Description
At start of decode (and after a flush), WebCodecs VideoDecoder demands a keyframe which at the moment is defined as an IDR frame.
H264 has the concept of a Recovery Point SEI Message (D.2.8 in the (08.21) h264 spec): "The recovery point SEI message assists a decoder in determining when the decoding process will produce acceptable pictures for display after the decoder initiates random access or after the encoder indicates a broken link in the coded video sequence.".
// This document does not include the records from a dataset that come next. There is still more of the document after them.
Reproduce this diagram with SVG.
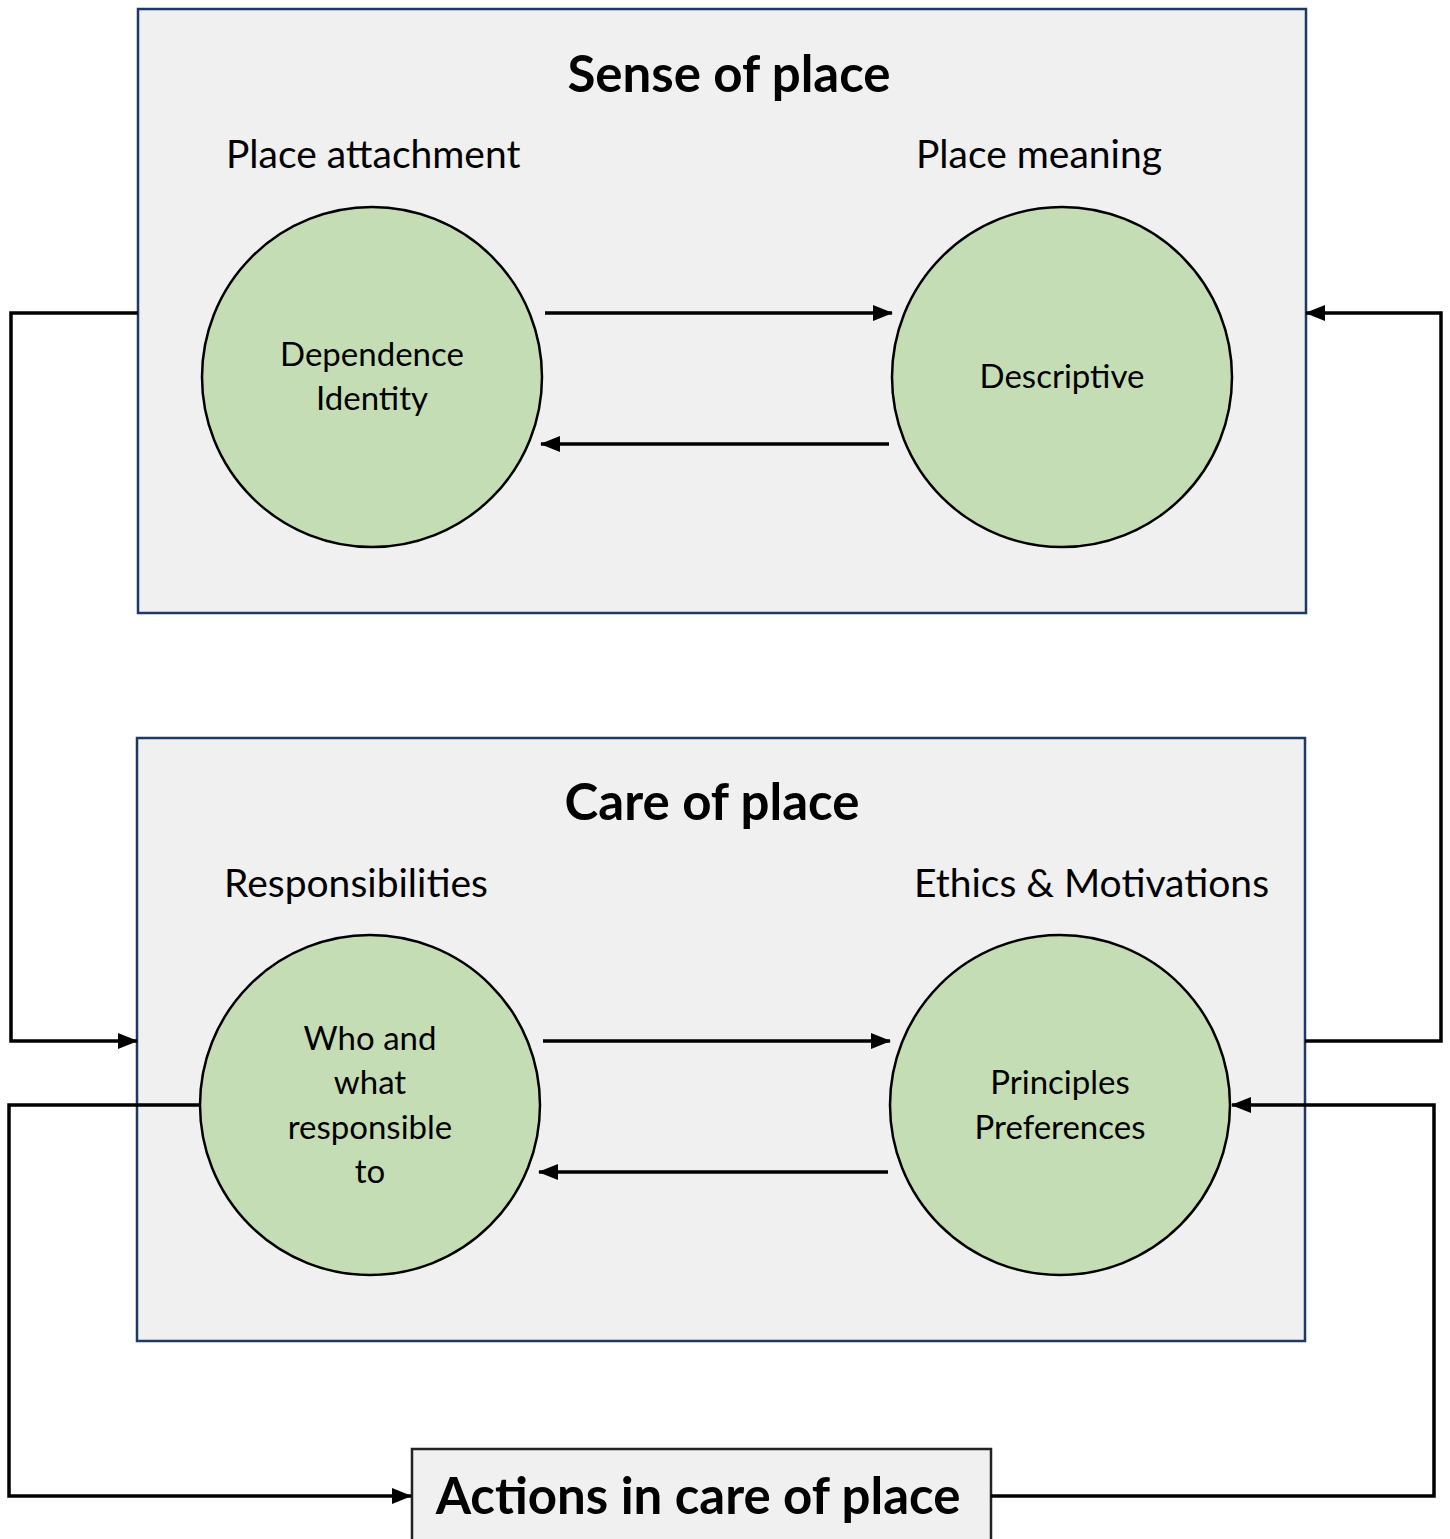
<svg xmlns="http://www.w3.org/2000/svg" width="1450" height="1539" viewBox="0 0 1450 1539">
<defs>
<marker id="ah" viewBox="0 0 20 16" refX="19" refY="8" markerWidth="20" markerHeight="16" markerUnits="userSpaceOnUse" orient="auto">
<path d="M0,0 L20,8 L0,16 z" fill="#000"/>
</marker>
<style>
.panel{fill:#F0F0F0;stroke:#1F3864;stroke-width:2.5}
.circ{fill:#C5DDB5;stroke:#000;stroke-width:2.5}
.title{font-family:Lato,"Open Sans",sans-serif;font-weight:bold;font-size:51px;fill:#000;text-anchor:middle}
.sub{font-family:Lato,"Open Sans",sans-serif;font-size:39px;fill:#000}
.in{font-family:Lato,"Open Sans",sans-serif;font-size:33px;fill:#000;text-anchor:middle}
.c{fill:none;stroke:#000;stroke-width:3.5}
</style>
</defs>
<rect width="1450" height="1539" fill="#fff"/>
<g id="sense-of-place">
<rect class="panel" x="138" y="9" width="1168" height="604"/>
<text class="title" x="729" y="92">Sense of place</text>
<text class="sub" x="226" y="168">Place attachment</text>
<text class="sub" x="916" y="168">Place meaning</text>
</g>
<g id="care-of-place">
<rect class="panel" x="137" y="738" width="1168" height="603"/>
<text class="title" x="712" y="820">Care of place</text>
<text class="sub" x="224" y="897">Responsibilities</text>
<text class="sub" x="914" y="897">Ethics &amp; Motivations</text>
</g>
<g id="place-attachment">
<circle class="circ" cx="372" cy="377" r="170"/>
<text class="in" x="372" y="366">Dependence</text>
<text class="in" x="372" y="410">Identity</text>
</g>
<g id="place-meaning">
<circle class="circ" cx="1062" cy="377" r="170"/>
<text class="in" x="1062" y="388">Descriptive</text>
</g>
<g id="responsibilities">
<circle class="circ" cx="370" cy="1105" r="170"/>
<text class="in" x="370" y="1050">Who and</text>
<text class="in" x="370" y="1094">what</text>
<text class="in" x="370" y="1139">responsible</text>
<text class="in" x="370" y="1183">to</text>
</g>
<g id="ethics">
<circle class="circ" cx="1060" cy="1105" r="170"/>
<text class="in" x="1060" y="1094">Principles</text>
<text class="in" x="1060" y="1139">Preferences</text>
</g>
<g id="actions">
<rect x="412" y="1449" width="579" height="95" fill="#F0F0F0" stroke="#222" stroke-width="2.5"/>
<text class="title" x="698" y="1514">Actions in care of place</text>
</g>
<g id="connectors">
<path class="c" d="M545,313 H892" marker-end="url(#ah)"/>
<path class="c" d="M889,444 H541" marker-end="url(#ah)"/>
<path class="c" d="M543,1041 H890" marker-end="url(#ah)"/>
<path class="c" d="M888,1172 H539" marker-end="url(#ah)"/>
<path class="c" d="M138,313 H11 V1041 H137" marker-end="url(#ah)"/>
<path class="c" d="M1305,1041 H1441 V313 H1306" marker-end="url(#ah)"/>
<path class="c" d="M199,1105 H9 V1496 H411" marker-end="url(#ah)"/>
<path class="c" d="M991,1496 H1434 V1105 H1232" marker-end="url(#ah)"/>
</g>
</svg>
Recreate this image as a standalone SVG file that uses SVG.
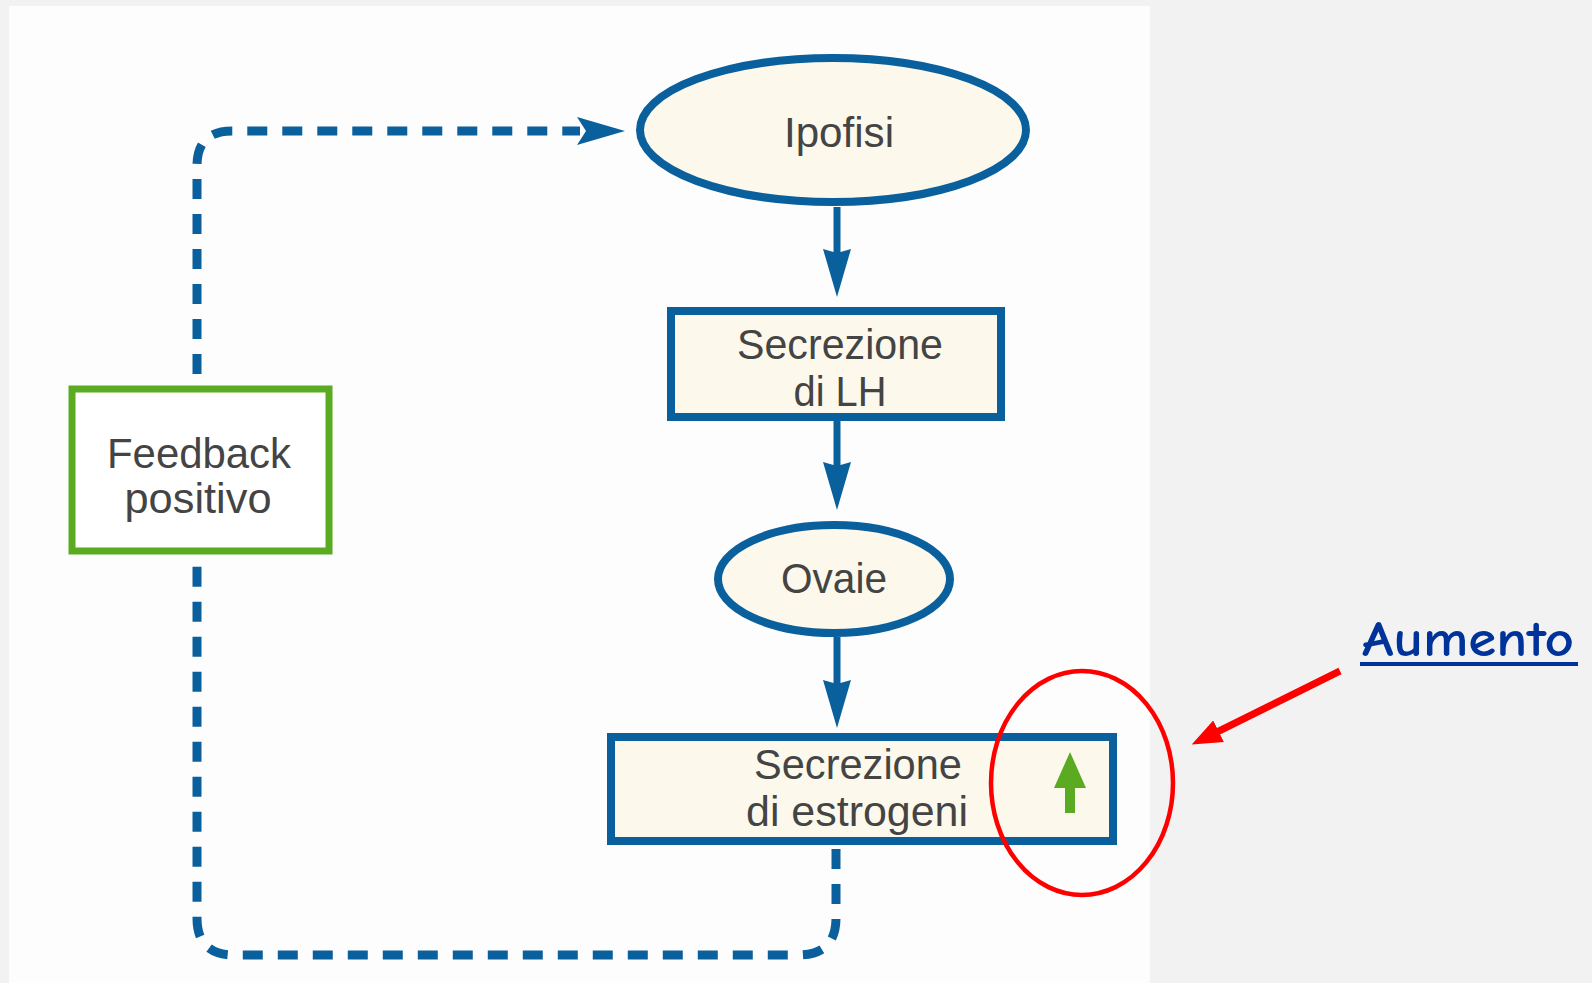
<svg xmlns="http://www.w3.org/2000/svg" width="1592" height="983" viewBox="0 0 1592 983">
<style>
.node{fill:#fcf9ec;stroke:#0a609d;stroke-width:8}
.fb{fill:#ffffff;stroke:#5aab21;stroke-width:7}
.lbl{font-family:"Liberation Sans",Arial,sans-serif;font-size:43px;fill:#444444;text-anchor:middle}
.solid{stroke:#0a609d;stroke-width:7;fill:none}
.dash{stroke:#0a609d;stroke-width:9;fill:none;stroke-dasharray:20 15}
</style>
<defs>
<marker id="ah" viewBox="0 0 48 28" refX="6" refY="14" markerWidth="48" markerHeight="28" markerUnits="userSpaceOnUse" orient="auto">
<path d="M0,0 L48,14 L0,28 L4,14 z" fill="#0a609d"/>
</marker>
<marker id="dah" viewBox="0 0 48 28" refX="3" refY="14" markerWidth="48" markerHeight="28" markerUnits="userSpaceOnUse" orient="auto">
<path d="M0,0 L48,14 L0,28 L9,14 z" fill="#0a609d"/>
</marker>
<marker id="rah" viewBox="0 0 30 24" refX="4" refY="12" markerWidth="30" markerHeight="24" markerUnits="userSpaceOnUse" orient="auto">
<path d="M0,0 L30,12 L0,24 z" fill="#ff0000"/>
</marker>
</defs>
<rect x="0" y="0" width="1592" height="983" fill="#f2f2f2"/>
<rect x="9" y="6" width="1141" height="977" fill="#fdfdfd"/>

<g id="connectors">
<line class="solid" x1="837" y1="207" x2="837" y2="255" marker-end="url(#ah)"/>
<line class="solid" x1="837" y1="419" x2="837" y2="468" marker-end="url(#ah)"/>
<line class="solid" x1="837" y1="637" x2="837" y2="686" marker-end="url(#ah)"/>
<path class="dash" d="M836,849 L836,918 Q836,955 798,955 L234,955 Q197,955 197,918 L197,562"/>
<path class="dash" d="M197,374 L197,166 Q197,131 232,131 L580,131" marker-end="url(#dah)"/>
</g>

<g id="ipofisi">
<ellipse class="node" cx="833" cy="130" rx="193" ry="72"/>
<text class="lbl" x="839" y="147" textLength="110" lengthAdjust="spacingAndGlyphs">Ipofisi</text>
</g>

<g id="secrezione-lh">
<rect class="node" x="671" y="311" width="330" height="106"/>
<text class="lbl" x="840" y="359" textLength="206" lengthAdjust="spacingAndGlyphs">Secrezione</text>
<text class="lbl" x="840" y="406" textLength="93" lengthAdjust="spacingAndGlyphs">di LH</text>
</g>

<g id="ovaie">
<ellipse class="node" cx="834" cy="579" rx="116" ry="54"/>
<text class="lbl" x="834" y="593" textLength="106" lengthAdjust="spacingAndGlyphs">Ovaie</text>
</g>

<g id="secrezione-estrogeni">
<rect class="node" x="611" y="737" width="502" height="104"/>
<text class="lbl" x="858" y="779" textLength="208" lengthAdjust="spacingAndGlyphs">Secrezione</text>
<text class="lbl" x="857" y="826" textLength="222" lengthAdjust="spacingAndGlyphs">di estrogeni</text>
<path d="M1070,752 L1086,788 L1075,788 L1075,813 L1065,813 L1065,788 L1054,788 z" fill="#5aab21"/>
</g>

<g id="feedback">
<rect class="fb" x="72" y="389" width="257" height="162"/>
<text class="lbl" x="199" y="468" textLength="184" lengthAdjust="spacingAndGlyphs">Feedback</text>
<text class="lbl" x="198" y="513" textLength="147" lengthAdjust="spacingAndGlyphs">positivo</text>
</g>

<g id="annotation">
<ellipse cx="1082" cy="783" rx="91" ry="112" fill="none" stroke="#ff0000" stroke-width="4.5"/>
<line x1="1340" y1="671" x2="1215" y2="733" stroke="#ff0000" stroke-width="7" marker-end="url(#rah)"/>
<text x="1468" y="656" font-family="'Comic Sans MS','Comic Neue','DejaVu Sans',sans-serif" font-size="50" font-weight="700" fill="#003399" text-anchor="middle" textLength="212" lengthAdjust="spacingAndGlyphs">Aumento</text>
<rect x="1360" y="662" width="218" height="4" fill="#003399"/>
</g>
</svg>
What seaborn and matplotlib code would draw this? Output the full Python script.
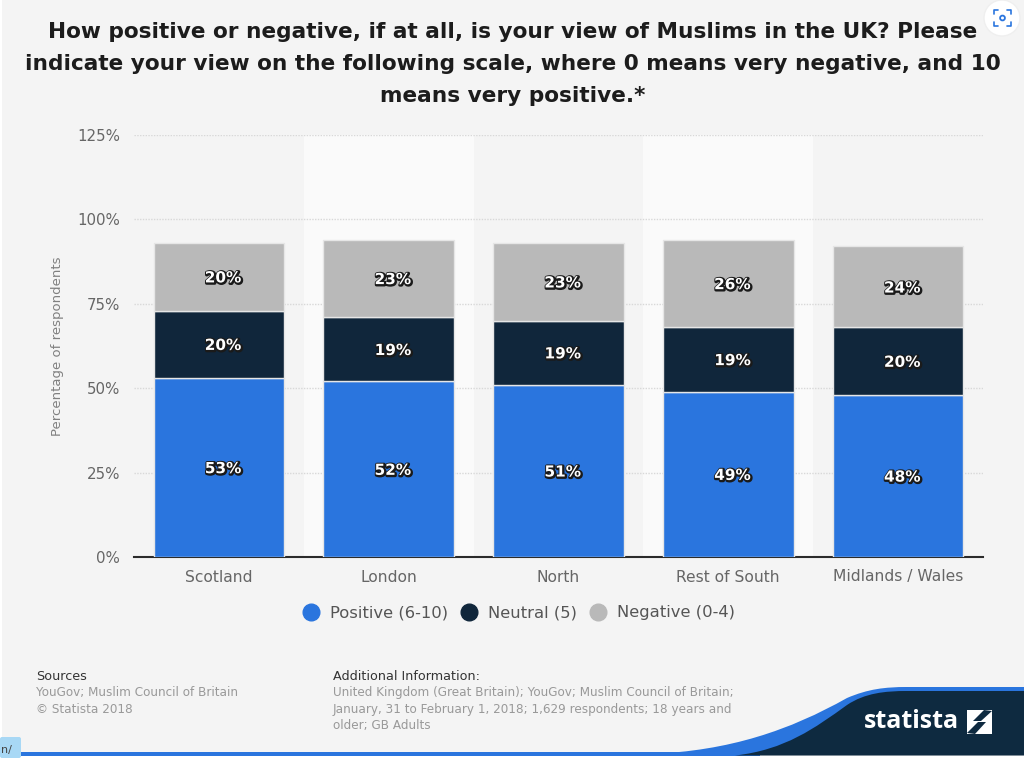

So (afaict) an I-frame with a such a SEI message is meant to be usable as start frame for a decoding operation.
ffprobe
also marks these frames as key-frames.
I don't have enough data to comment on how often this happens in real-live video streams; personally I have 1000s of hours of videos taken with different JVC / Sony camcorders (timelaps recordings, used in animal conservation projects), which have the following properties:
- Stream starts (when record button is pressed) with IDR frame
IBBPBBPBBPBBI
GOPs, where every I-frame has Recovery Point SEI message withexact_match_flag=1
andrecovery_frame_cnt=0
- IDR frames repeat every 300 frames (every 25 GOPs)
- Streams get "cut" after 4GB recording into new file, new file starts with I-frame, but not (guaranteed) IDR frame.
Not being able to start decoding on I-frame + SEI means that:
- Worst case first 24 GOP's of stream can not be decoded without having access to previous file
- When random-access is needed in decoder, worst case 299 frames need to be decoded before requested frame can be shown (takes about 0.25s on my M1 macbook, not the end of the world, but not a smooth drag-playhead-and-find experience for users either. Note that the video files generally are 4GB large, so decoding all frames up-front is also not a solution.
Solution on client side (short of recoding, which results in unacceptable quality loss) that kind of seems to work (but probably a very bad idea) is to add a dummy-IDR frame that I offer to the decoder before feeding the real stream (and then dropping the first frame of the output).